During his State of the Nation Address on Monday, President Marcos Jr. announced that he was banning all Philippine Offshore Gaming Operators (POGOs) in the country for committing what he said were “grave abuses and disrespect to our system of laws.”
Marcos also ordered the Philippine Amusement and Gaming Corporation to wind down and cease the operations of POGOs by year-end.
Rizal Commercial Banking Corporation chief economist Michael Ricafort said this particular directive of the President could adversely impact the sales and earnings of companies that partly rely on POGOs and their related businesses.
Adverse impacts
“The ban [has an] adverse impact in terms of reduced employment for locals in POGO operations, reduced demand for real estate rentals and leases for residential, office, and commercial properties, and even purchases of residential condos,” he said, adding that this would also reduce demand for retailers and other commercial establishments.
Ricafort explained that suppliers and other industries in the supply chain of POGOs might be affected, particularly in terms of lease income, employment agencies, and other related products and services needed by POGOs from locals.
Transport and logistics servicing POGOs could also be affected in terms of reduced business.

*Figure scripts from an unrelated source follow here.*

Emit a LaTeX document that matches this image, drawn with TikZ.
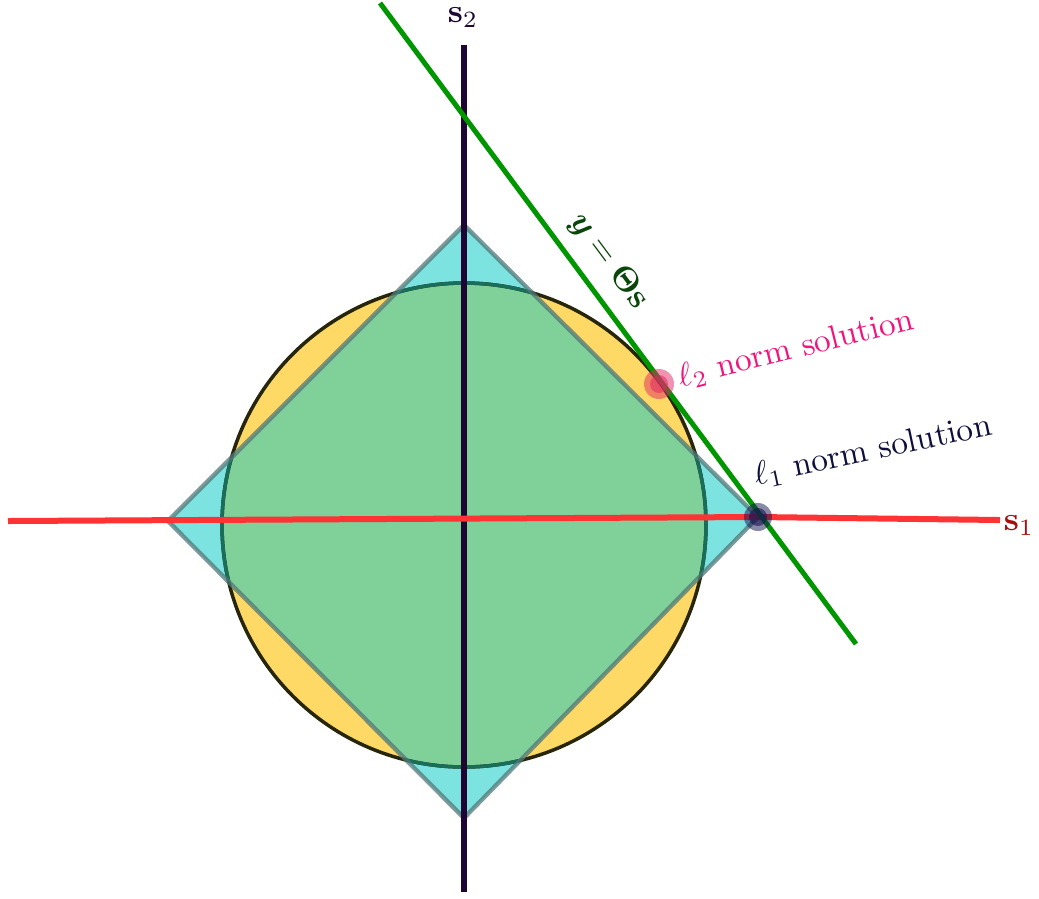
\documentclass[tikz,border=0pt]{standalone}
\usepackage{bm}
\definecolor{cyanA}{RGB}{125,227,224}
\definecolor{greenA}{RGB}{128,208,154}
\definecolor{yellowA}{RGB}{255,217,102}
\definecolor{circEdge}{RGB}{40,38,10}
\definecolor{circEdgeIn}{RGB}{25,110,90}
\definecolor{diaEdge}{RGB}{80,120,120}
\definecolor{axisTwo}{RGB}{30,5,52}
\definecolor{axisOne}{RGB}{255,51,51}
\definecolor{lineG}{RGB}{0,150,0}
\definecolor{labG}{RGB}{10,70,10}
\definecolor{labPink}{RGB}{240,20,125}
\definecolor{ptPink}{RGB}{225,40,100}
\definecolor{labNavy}{RGB}{15,15,60}
\definecolor{ptNavy}{RGB}{20,20,80}
\definecolor{labRed}{RGB}{165,14,14}
\tikzset{
  axisline/.style={line width=1.8pt},
  lbl/.style={inner sep=1pt},
}
\begin{document}
\begin{tikzpicture}[x=0.3pt,y=-0.3pt]
\useasboundingbox (0,0) rectangle (1039,898);
% key points
\coordinate (C) at (464,525);
\coordinate (T) at (464,225);
\coordinate (R) at (758,517);
\coordinate (B) at (464,818);
\coordinate (L) at (168,521);
\coordinate (V1) at (464,45);
\coordinate (V2) at (464,892);
\coordinate (H1) at (8,521);
\coordinate (H2) at (1000,520);
\coordinate (G1) at (380,3);
\coordinate (G2) at (856,644);
\coordinate (P2) at (659,384);
% regions
\fill[cyanA] (T)--(R)--(B)--(L)--cycle;
\fill[yellowA] (C) circle[radius=242];
\begin{scope}
  \clip (T)--(R)--(B)--(L)--cycle;
  \fill[greenA] (C) circle[radius=242];
\end{scope}
\draw[circEdge, line width=1.05pt] (C) circle[radius=242];
\begin{scope}
  \clip (T)--(R)--(B)--(L)--cycle;
  \draw[circEdgeIn, line width=1.05pt] (C) circle[radius=242];
\end{scope}
\draw[diaEdge, draw opacity=0.75, line width=1.3pt, line join=miter] (T)--(R)--(B)--(L)--cycle;
% axes
\draw[axisline, axisTwo] (V1) -- (V2);
\draw[axisline, axisOne] (H1) -- (R) -- (H2);
\draw[lineG, line width=1.5pt] (G1) -- (G2);
% solution points
\fill[ptNavy, opacity=0.5] (R) circle[radius=14];
\fill[ptNavy, opacity=0.6] (R) circle[radius=9];
\fill[ptPink, opacity=0.5] (P2) circle[radius=15];
\fill[ptPink, opacity=0.55] (P2) circle[radius=9];
% labels
\node[lbl, text=axisTwo] (s2lab) at (463,18) {$\mathbf{s}_2$};
\node[lbl, text=labRed] (s1lab) at (1019,526) {$\mathbf{s}_1$};
\node[lbl, text=labG, rotate=-53.4] (eqlab) at (609,261) {$\bm{y}=\bm{\Theta}\mathbf{s}$};
\node[lbl, text=labPink, rotate=14] (l2lab) at (796,349) {$\ell_2$ norm solution};
\node[lbl, text=labNavy, rotate=12] (l1lab) at (873,451) {$\ell_1$ norm solution};
\end{tikzpicture}
\end{document}
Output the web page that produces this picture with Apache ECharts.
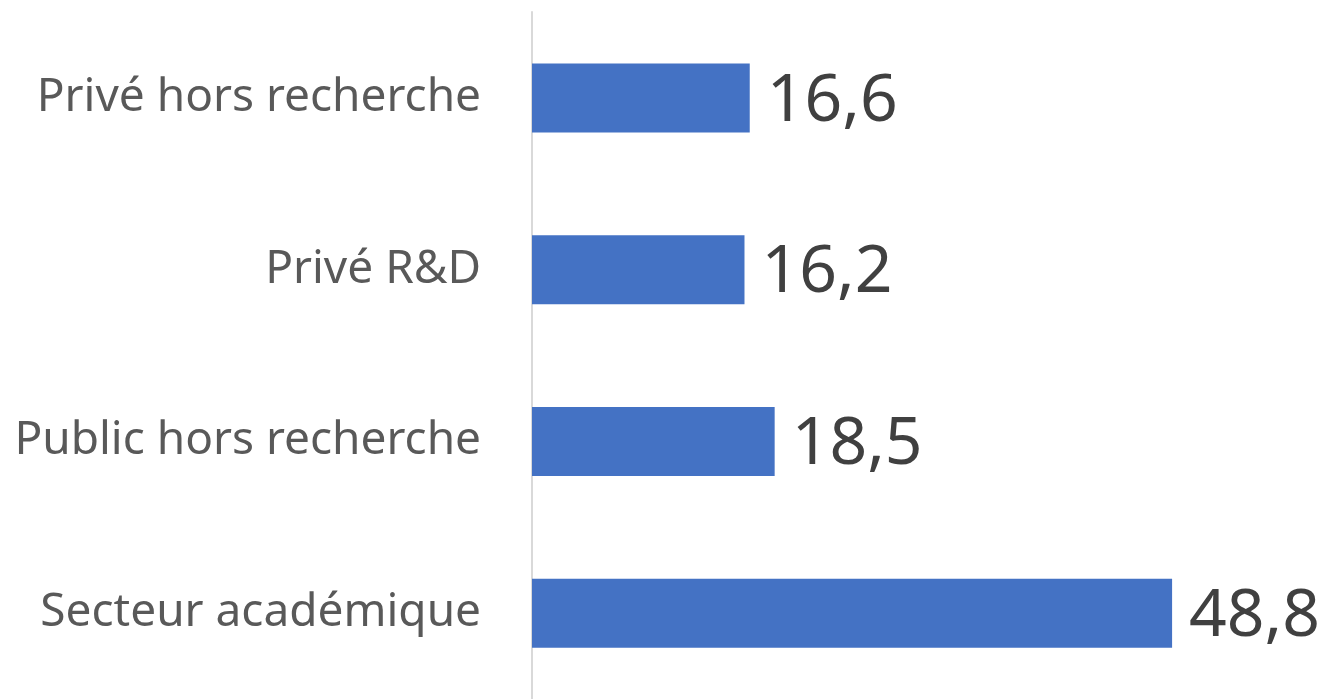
<!DOCTYPE html>
<html>
<head>
<meta charset="utf-8">
<script src="https://cdn.jsdelivr.net/npm/echarts@6/dist/echarts.min.js"></script>
<style>
  html, body { margin: 0; padding: 0; background: #fff; }
  #main { width: 1324px; height: 699px; }
</style>
</head>
<body>
<div id="main"></div>
<script>
// catégories, du haut vers le bas
var categories = ['Privé hors recherche', 'Privé R&D', 'Public hors recherche', 'Secteur académique'];
var values = [16.6, 16.2, 18.5, 48.8];

var myChart = echarts.init(document.getElementById('main'));
var option = {
  animation: false,
  grid: { left: 532, right: 5, top: 12, height: 693 },
  xAxis: {
    type: 'value',
    min: 0,
    max: 60,
    show: false
  },
  yAxis: {
    type: 'category',
    data: categories,
    inverse: true,
    axisLine: { lineStyle: { color: '#d9d9d9', width: 2 } },
    axisTick: { show: false },
    axisLabel: {
      margin: 51,
      color: '#595959',
      fontSize: 46,
      fontFamily: 'Noto Sans'
    }
  },
  series: [{
    type: 'bar',
    data: values,
    barWidth: 69,
    itemStyle: { color: '#4472C4' },
    label: {
      show: true,
      position: 'right',
      distance: 17,
      offset: [0, 4],
      color: '#404040',
      fontSize: 66,
      fontFamily: 'Noto Sans',
      formatter: function (p) { return String(p.value).replace('.', ','); }
    }
  }]
};
myChart.setOption(option);
</script>
</body>
</html>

“The ban or stop on POGO operations has become the official policy stance of the Economic Team over the past two years. Especially those POGOs that violate the laws or [do] not follow the laws and cause social ills locally and elsewhere with alleged illicit or criminal activities due to the intangible adverse effects of any crimes and related violations of the law,” Ricafort said.
The DAILY TRIBUNE has reached out to PSE president Ramon Monzon for a comment regarding the matter but has yet to receive a response.